# Problem description:
Without the pictures, write out all the lines below exactly as they appear.

# Provided data:
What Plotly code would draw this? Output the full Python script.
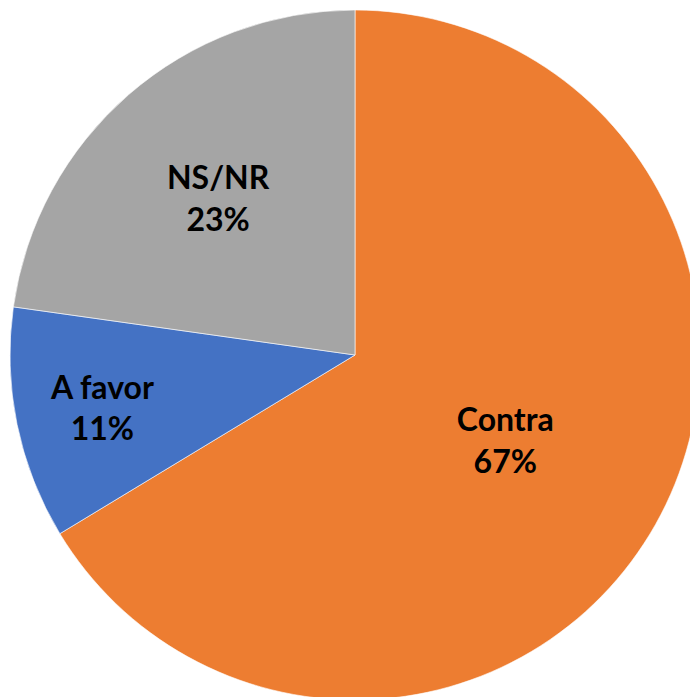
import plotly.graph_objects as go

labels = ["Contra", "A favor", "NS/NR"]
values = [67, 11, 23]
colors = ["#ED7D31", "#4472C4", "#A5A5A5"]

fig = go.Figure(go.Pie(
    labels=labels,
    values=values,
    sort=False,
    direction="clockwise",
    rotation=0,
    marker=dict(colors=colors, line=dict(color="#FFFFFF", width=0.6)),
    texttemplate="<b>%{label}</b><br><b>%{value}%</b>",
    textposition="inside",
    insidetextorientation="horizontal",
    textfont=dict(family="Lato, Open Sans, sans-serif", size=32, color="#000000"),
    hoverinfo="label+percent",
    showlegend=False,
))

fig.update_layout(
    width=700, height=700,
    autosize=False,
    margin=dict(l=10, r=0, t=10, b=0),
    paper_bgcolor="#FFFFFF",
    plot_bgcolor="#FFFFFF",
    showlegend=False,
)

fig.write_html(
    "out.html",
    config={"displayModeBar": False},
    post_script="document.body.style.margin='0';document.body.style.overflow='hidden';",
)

# Complete output:
What Plotly code would draw this? Output the full Python script.
import plotly.graph_objects as go

labels = ["Contra", "A favor", "NS/NR"]
values = [67, 11, 23]
colors = ["#ED7D31", "#4472C4", "#A5A5A5"]

fig = go.Figure(go.Pie(
    labels=labels,
    values=values,
    sort=False,
    direction="clockwise",
    rotation=0,
    marker=dict(colors=colors, line=dict(color="#FFFFFF", width=0.6)),
    texttemplate="<b>%{label}</b><br><b>%{value}%</b>",
    textposition="inside",
    insidetextorientation="horizontal",
    textfont=dict(family="Lato, Open Sans, sans-serif", size=32, color="#000000"),
    hoverinfo="label+percent",
    showlegend=False,
))

fig.update_layout(
    width=700, height=700,
    autosize=False,
    margin=dict(l=10, r=0, t=10, b=0),
    paper_bgcolor="#FFFFFF",
    plot_bgcolor="#FFFFFF",
    showlegend=False,
)

fig.write_html(
    "out.html",
    config={"displayModeBar": False},
    post_script="document.body.style.margin='0';document.body.style.overflow='hidden';",
)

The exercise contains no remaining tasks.